With respect to Tranzola, the evidence demonstrates that she was nothing more than a mere passive participant who knew of the underage drinking at the party but did nothing to encourage it ( Lane v Barker , supra; Reickert v Misciagna , 183 AD2d 151, 590 NYS2d 100). Here, there is no evidence that Tranzola participated in procuring the alcohol consumed by the guests at the party, or placed beer and vodka on the kitchen counter for her guests to drink. Thus, plaintiff's statement that he observed alcohol in the kitchen is insufficient to raise an issue of fact as to whether Tranzola played an indispensable role in a deliberate scheme to make the alcohol available to her under age party guests ( see, Lane v Baker , supra; Reickert v Misciagna , supra; see also Zuckerman v New York , supra). Indeed, plaintiff testified he and his friends stopped at a gas station and purchased beer for themselves before arriving at Tranzola's party.
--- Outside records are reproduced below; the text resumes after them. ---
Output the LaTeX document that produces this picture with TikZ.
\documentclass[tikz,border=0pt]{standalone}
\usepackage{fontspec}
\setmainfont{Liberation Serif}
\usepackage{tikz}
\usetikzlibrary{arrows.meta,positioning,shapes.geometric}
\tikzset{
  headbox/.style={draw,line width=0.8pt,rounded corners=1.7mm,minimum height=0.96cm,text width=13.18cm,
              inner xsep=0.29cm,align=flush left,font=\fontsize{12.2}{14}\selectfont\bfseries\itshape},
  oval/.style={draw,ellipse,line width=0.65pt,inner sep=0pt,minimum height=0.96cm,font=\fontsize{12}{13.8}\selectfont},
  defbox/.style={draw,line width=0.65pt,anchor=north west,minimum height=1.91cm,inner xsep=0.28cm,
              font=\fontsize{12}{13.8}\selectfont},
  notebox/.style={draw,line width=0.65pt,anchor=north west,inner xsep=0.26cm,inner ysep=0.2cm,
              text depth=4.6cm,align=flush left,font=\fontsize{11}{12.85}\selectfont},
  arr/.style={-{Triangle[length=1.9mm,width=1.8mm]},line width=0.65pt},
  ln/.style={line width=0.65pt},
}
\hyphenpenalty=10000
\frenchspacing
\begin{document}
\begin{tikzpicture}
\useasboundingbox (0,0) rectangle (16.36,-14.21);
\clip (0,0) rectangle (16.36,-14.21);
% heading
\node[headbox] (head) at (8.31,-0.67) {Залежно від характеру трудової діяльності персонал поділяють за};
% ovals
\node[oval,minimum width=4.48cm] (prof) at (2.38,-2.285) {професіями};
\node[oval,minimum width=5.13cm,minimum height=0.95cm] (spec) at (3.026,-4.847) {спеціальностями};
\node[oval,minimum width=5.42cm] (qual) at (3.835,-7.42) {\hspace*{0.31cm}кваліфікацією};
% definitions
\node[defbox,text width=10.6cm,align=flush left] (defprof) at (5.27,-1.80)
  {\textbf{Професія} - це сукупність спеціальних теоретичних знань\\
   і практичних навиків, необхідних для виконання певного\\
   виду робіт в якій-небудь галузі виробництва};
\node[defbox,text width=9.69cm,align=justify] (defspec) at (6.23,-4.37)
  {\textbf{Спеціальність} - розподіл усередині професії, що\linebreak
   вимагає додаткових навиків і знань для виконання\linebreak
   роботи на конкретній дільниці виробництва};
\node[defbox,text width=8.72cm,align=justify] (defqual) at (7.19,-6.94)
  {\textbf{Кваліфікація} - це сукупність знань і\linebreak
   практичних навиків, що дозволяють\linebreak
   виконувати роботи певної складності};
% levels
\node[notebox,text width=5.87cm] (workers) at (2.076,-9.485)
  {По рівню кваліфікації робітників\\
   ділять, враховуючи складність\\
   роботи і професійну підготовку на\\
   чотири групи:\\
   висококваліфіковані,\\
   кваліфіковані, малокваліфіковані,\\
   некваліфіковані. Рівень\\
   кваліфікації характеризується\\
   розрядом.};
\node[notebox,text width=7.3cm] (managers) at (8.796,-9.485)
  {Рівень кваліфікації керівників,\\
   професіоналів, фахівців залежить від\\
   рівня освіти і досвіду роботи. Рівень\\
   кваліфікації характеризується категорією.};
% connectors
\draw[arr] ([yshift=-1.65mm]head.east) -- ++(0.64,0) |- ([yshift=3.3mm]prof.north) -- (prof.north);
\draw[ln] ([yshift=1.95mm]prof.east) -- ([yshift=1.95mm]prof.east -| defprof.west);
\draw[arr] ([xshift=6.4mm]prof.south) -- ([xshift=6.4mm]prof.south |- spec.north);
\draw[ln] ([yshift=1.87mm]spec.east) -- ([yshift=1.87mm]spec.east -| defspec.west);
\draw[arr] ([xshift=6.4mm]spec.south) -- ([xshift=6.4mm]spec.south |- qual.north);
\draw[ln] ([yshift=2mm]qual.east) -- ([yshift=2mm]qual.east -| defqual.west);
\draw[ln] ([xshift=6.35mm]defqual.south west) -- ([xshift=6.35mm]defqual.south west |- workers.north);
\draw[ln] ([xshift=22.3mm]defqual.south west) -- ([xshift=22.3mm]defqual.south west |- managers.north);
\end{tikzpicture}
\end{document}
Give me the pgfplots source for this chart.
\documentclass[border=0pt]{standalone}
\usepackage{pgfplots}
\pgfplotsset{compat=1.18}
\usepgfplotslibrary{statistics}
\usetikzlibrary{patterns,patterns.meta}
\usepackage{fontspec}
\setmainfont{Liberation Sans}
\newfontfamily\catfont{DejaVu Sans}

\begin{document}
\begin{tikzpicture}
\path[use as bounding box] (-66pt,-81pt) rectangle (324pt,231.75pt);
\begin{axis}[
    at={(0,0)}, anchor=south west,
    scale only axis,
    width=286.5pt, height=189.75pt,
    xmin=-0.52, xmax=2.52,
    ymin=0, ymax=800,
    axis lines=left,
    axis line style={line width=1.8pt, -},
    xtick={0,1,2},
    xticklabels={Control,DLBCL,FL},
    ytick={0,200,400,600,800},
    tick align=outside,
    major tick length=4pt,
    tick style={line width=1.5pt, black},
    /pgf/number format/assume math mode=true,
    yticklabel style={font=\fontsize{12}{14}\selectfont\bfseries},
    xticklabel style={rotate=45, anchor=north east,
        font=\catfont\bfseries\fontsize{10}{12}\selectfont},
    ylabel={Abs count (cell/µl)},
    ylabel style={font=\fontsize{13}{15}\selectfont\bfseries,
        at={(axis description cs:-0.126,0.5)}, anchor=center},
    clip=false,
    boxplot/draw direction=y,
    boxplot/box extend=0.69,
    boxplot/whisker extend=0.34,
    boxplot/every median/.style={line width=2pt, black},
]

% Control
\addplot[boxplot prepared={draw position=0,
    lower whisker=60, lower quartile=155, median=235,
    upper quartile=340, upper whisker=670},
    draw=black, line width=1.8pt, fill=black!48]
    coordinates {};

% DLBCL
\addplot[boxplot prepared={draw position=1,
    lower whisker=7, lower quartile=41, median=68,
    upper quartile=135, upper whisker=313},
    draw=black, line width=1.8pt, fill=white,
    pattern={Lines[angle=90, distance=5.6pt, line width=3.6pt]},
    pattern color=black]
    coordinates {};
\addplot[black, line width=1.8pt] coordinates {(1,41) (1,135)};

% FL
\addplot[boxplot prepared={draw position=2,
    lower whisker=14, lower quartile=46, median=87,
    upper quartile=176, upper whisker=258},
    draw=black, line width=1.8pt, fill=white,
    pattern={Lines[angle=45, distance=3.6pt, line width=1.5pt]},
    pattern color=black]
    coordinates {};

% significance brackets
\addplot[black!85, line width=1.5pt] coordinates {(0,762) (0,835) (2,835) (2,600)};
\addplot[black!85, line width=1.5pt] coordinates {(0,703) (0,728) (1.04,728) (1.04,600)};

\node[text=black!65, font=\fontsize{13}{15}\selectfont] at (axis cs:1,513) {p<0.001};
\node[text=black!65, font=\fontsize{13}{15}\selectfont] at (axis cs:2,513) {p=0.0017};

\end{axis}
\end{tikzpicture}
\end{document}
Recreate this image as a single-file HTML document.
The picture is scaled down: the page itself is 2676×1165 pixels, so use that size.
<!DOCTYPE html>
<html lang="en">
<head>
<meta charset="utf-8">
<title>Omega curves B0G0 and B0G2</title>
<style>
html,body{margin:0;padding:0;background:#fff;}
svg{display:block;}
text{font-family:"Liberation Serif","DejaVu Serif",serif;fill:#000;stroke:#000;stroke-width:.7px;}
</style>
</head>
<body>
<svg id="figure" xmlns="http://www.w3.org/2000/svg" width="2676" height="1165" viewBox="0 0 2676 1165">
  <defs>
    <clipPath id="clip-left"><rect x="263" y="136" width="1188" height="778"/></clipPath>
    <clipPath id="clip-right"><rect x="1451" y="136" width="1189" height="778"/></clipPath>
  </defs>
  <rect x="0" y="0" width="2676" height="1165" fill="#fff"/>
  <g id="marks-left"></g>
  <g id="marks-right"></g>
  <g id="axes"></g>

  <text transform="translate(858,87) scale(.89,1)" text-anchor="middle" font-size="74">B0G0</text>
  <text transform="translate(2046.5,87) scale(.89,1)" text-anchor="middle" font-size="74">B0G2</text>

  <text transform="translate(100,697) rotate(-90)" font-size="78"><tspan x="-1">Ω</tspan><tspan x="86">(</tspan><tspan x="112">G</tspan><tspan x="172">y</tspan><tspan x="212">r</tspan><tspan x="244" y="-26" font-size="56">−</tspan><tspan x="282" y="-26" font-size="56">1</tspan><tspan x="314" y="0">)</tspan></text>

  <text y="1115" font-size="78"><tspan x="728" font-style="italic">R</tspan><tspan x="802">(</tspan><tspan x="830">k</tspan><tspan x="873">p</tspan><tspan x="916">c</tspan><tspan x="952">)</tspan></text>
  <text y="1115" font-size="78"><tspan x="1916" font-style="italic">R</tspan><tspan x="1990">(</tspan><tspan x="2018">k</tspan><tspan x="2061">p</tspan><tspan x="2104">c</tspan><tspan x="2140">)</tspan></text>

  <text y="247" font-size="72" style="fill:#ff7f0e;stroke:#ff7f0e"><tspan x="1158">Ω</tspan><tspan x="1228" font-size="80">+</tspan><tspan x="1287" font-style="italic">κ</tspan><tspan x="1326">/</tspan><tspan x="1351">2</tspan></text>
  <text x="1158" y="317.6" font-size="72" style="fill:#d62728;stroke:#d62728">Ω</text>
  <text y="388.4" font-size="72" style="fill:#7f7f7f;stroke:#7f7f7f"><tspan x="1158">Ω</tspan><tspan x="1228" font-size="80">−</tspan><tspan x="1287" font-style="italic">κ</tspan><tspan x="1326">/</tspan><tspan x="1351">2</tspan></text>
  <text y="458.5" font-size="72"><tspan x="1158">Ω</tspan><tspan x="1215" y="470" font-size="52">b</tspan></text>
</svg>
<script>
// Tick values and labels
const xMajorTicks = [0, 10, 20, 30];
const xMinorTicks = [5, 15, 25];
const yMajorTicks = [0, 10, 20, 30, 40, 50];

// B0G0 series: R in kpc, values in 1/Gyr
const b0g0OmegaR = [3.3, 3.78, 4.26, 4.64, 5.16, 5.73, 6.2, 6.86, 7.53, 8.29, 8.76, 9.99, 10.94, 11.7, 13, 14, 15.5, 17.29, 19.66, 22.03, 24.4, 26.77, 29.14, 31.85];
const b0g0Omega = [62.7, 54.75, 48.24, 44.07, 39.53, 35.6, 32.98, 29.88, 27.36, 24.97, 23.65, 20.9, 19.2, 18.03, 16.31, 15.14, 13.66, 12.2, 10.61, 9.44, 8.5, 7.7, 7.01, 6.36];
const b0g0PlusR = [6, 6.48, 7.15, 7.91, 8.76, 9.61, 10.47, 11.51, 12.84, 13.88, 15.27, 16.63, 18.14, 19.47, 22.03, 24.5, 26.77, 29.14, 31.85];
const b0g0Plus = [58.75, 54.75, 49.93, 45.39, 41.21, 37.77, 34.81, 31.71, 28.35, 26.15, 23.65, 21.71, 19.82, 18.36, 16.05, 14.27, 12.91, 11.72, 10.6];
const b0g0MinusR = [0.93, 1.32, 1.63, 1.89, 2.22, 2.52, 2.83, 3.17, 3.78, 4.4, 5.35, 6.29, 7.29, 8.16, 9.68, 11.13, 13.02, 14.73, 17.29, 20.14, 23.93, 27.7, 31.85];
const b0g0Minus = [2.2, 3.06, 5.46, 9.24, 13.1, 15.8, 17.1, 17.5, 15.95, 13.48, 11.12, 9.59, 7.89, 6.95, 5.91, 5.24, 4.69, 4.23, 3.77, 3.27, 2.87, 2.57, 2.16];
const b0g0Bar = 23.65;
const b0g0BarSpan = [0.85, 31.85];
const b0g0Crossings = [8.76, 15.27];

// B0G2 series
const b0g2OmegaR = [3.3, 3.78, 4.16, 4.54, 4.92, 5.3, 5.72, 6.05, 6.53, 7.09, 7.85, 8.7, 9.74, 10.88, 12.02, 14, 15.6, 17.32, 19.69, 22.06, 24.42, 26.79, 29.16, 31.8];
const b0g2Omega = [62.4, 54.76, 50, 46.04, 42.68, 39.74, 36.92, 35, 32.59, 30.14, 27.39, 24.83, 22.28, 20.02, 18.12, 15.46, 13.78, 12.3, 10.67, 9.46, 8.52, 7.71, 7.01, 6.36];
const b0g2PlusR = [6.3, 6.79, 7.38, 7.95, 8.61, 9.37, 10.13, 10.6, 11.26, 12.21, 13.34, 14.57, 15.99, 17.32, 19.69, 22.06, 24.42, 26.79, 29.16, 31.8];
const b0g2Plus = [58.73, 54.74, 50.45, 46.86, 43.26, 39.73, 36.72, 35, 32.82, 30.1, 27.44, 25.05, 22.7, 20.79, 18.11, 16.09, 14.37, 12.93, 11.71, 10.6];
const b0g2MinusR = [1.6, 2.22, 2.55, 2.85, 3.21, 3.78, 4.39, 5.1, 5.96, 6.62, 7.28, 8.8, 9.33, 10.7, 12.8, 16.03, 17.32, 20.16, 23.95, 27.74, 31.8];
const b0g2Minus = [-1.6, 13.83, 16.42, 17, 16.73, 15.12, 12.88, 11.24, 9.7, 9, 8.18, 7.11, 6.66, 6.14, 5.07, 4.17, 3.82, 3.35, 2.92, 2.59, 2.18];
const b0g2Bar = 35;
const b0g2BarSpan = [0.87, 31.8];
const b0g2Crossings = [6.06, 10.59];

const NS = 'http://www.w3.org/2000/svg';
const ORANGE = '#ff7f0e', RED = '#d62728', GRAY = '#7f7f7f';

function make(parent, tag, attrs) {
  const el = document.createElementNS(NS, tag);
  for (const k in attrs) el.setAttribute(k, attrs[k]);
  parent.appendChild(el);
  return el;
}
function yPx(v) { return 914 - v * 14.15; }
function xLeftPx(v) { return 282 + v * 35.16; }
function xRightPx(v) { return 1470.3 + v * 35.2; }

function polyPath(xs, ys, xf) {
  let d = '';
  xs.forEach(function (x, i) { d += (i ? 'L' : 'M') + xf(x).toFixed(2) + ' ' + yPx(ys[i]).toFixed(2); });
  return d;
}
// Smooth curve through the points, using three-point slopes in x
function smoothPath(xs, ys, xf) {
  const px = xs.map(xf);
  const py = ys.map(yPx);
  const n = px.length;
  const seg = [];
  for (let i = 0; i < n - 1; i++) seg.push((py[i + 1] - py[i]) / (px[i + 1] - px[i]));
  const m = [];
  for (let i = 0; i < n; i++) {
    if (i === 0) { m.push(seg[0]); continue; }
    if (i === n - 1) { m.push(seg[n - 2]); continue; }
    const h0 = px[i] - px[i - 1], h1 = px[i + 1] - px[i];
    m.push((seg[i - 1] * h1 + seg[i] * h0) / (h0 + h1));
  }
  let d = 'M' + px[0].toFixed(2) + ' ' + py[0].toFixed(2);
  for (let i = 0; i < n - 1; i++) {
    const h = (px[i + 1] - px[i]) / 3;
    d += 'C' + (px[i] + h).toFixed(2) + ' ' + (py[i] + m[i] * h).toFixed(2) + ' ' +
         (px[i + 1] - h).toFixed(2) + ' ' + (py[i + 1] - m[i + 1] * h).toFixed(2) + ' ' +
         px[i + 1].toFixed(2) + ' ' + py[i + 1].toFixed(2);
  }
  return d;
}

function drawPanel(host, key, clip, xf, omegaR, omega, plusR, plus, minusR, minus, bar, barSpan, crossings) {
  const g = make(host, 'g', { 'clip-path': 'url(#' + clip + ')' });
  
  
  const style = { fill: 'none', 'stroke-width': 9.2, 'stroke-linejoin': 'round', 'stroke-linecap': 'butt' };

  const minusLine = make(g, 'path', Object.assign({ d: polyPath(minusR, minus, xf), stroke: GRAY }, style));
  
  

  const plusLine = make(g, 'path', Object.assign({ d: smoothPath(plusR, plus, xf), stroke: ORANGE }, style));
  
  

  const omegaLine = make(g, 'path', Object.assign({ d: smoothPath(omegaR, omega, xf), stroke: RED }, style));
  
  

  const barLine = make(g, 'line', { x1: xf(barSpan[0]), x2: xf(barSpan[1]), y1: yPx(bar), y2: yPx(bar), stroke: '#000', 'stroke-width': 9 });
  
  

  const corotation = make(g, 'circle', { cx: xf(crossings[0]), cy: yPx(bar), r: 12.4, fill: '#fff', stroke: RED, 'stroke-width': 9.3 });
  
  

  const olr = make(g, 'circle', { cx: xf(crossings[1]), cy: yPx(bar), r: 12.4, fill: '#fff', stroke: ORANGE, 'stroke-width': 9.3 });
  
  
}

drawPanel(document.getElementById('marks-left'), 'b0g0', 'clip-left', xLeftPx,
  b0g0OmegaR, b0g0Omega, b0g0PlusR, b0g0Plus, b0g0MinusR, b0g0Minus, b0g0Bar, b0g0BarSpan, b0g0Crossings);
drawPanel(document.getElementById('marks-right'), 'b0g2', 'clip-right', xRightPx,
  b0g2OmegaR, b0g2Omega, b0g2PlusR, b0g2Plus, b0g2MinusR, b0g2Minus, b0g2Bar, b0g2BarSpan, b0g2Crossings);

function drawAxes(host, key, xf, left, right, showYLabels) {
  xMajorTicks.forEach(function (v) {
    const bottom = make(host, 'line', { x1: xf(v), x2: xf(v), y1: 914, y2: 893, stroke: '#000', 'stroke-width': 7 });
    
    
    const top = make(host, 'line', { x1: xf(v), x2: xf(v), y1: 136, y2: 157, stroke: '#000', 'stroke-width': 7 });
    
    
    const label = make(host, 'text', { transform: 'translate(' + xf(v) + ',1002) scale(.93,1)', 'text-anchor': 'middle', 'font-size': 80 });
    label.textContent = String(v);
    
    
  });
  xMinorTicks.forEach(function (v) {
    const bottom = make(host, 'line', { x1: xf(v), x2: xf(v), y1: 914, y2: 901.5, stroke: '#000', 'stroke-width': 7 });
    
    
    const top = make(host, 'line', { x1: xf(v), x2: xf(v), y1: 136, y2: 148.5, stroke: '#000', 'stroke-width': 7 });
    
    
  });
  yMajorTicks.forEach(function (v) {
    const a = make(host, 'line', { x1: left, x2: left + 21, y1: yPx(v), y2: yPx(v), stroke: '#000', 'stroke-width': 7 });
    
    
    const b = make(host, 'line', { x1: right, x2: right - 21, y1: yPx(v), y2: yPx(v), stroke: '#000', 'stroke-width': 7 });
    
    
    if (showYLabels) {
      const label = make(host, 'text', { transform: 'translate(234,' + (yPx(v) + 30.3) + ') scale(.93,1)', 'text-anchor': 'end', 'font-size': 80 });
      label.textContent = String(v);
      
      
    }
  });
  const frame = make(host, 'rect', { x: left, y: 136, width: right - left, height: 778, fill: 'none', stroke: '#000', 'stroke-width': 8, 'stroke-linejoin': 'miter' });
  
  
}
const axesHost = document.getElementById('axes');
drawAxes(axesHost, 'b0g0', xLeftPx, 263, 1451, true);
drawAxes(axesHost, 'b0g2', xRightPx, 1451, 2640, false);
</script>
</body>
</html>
With regard to plaintiff's common law negligence claim against Tranzola, the evidence indicates that she could not have been reasonably expected to prevent plaintiff's attack which occurred shortly after she observed plaintiff punch Andrews in the nose and re-entered her house in order to get another friend to help bring the party to an end ( see generally, D `Amico v Christie , 71 NY2d 76, 524 NYS2d 1).
Accordingly, defendants Louis Esteves, Mary Esteves and Krystal Tranzola's motion for summary judgment dismissing plaintiff's complaint is granted, and the action is severed and continued as against defendant Alan Andrews.